■ **Aim**: Copy exactly the lines from the one containing "Write the Plotly code for this chart." through the one containing "years = list(range(1950, 2051))", both included, and leave out any pictures.

■ **Data rows**:
= = = = = = =

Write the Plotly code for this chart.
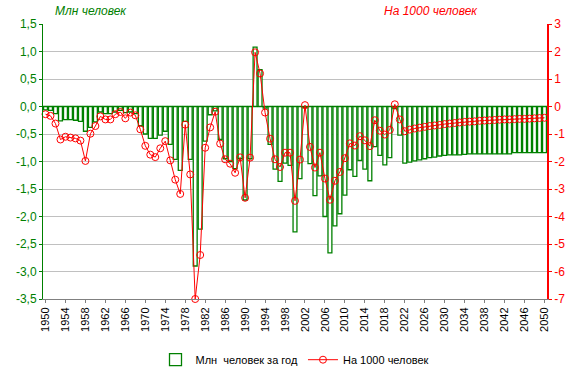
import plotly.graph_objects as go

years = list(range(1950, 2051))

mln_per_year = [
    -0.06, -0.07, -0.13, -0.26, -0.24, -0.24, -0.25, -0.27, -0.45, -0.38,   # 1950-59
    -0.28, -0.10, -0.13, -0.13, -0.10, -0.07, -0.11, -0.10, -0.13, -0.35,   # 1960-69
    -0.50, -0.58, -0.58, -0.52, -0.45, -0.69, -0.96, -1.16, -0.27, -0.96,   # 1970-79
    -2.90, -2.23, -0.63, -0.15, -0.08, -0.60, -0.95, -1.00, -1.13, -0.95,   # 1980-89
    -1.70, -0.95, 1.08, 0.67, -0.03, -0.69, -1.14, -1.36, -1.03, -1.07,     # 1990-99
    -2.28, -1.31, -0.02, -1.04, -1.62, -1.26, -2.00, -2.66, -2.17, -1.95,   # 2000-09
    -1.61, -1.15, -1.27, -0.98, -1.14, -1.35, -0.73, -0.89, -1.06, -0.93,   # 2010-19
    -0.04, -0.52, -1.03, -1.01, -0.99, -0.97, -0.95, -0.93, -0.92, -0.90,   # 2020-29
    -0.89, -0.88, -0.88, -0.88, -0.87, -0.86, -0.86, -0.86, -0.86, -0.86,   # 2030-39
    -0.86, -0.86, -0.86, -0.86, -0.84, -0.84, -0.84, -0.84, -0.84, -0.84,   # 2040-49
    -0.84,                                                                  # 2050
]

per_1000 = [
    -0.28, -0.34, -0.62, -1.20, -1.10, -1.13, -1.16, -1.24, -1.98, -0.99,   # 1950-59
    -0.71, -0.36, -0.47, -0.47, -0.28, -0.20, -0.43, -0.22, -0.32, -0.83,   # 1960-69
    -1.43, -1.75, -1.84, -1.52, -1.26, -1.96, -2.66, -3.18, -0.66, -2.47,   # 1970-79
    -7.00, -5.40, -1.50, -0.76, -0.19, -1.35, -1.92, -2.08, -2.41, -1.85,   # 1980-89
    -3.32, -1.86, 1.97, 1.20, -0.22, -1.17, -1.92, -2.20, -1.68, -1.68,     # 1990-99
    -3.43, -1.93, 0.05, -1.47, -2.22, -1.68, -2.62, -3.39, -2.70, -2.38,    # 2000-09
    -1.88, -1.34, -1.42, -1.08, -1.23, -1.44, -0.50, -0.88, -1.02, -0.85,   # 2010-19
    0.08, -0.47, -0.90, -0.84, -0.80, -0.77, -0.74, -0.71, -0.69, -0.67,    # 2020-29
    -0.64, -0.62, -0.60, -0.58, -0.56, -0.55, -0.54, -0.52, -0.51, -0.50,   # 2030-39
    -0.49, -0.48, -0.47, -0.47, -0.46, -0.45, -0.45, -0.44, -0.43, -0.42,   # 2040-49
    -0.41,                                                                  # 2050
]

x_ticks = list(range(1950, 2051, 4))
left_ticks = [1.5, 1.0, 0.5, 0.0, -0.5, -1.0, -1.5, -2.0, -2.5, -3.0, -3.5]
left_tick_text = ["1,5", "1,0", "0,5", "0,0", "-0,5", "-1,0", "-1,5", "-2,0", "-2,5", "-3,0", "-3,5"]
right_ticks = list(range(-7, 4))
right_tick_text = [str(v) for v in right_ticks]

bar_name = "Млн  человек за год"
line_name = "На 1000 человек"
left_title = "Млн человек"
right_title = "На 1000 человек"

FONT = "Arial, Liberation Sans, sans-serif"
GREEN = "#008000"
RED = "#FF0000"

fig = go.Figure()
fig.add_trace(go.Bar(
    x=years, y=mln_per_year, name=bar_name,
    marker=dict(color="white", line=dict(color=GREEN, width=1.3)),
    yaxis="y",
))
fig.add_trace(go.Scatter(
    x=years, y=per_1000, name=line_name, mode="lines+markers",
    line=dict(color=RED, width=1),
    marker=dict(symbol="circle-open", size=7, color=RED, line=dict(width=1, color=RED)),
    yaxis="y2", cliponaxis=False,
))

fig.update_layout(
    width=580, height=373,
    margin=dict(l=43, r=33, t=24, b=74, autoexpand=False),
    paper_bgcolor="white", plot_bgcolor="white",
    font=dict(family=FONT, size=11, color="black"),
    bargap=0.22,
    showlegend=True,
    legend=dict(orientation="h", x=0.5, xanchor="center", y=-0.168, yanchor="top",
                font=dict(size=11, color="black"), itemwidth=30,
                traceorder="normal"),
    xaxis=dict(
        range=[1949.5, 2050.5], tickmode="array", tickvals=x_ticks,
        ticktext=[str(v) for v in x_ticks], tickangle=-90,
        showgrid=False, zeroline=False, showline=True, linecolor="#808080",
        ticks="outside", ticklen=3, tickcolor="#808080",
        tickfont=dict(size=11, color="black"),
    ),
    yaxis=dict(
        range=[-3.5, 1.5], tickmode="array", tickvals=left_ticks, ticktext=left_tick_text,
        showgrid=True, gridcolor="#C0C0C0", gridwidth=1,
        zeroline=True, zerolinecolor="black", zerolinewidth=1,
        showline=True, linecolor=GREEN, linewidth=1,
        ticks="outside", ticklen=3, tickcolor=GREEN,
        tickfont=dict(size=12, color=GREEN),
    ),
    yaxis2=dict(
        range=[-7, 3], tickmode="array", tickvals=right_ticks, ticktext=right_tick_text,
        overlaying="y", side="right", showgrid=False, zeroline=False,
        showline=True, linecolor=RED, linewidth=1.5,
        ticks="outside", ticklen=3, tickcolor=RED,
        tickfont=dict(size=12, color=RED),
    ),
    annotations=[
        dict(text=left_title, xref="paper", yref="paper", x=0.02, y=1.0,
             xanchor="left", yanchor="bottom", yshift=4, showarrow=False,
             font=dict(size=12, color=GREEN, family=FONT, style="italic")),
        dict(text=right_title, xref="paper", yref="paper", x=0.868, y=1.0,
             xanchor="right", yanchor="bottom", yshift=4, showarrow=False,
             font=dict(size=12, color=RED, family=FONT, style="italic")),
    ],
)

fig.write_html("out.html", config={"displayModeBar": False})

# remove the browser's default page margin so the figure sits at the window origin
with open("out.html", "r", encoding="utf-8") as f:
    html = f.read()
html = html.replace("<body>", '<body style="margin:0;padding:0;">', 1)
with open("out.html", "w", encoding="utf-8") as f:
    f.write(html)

= = = = = = =

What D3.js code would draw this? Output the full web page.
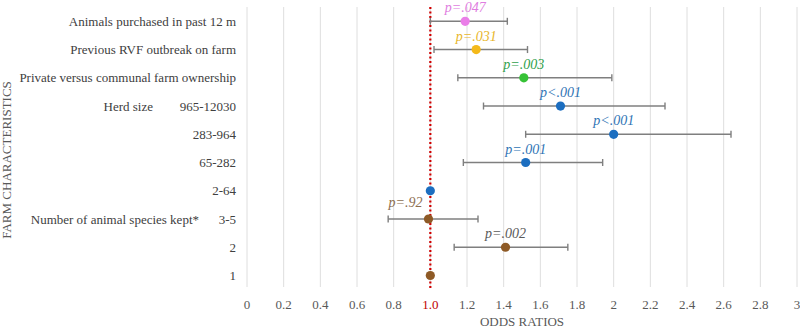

= = = = = = =

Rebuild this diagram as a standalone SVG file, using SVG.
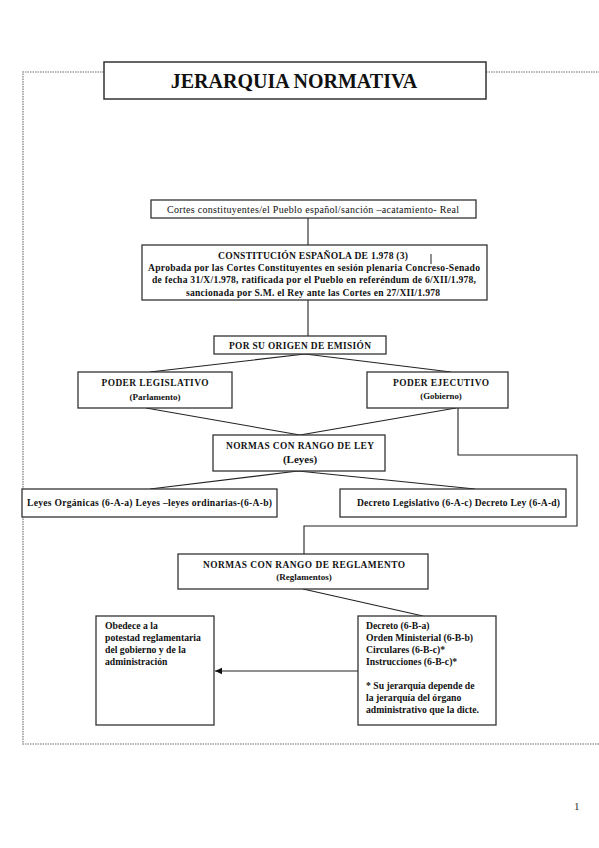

= = = = = = =

■ **Answer to the exercise**:
Write the Plotly code for this chart.
import plotly.graph_objects as go

years = list(range(1950, 2051))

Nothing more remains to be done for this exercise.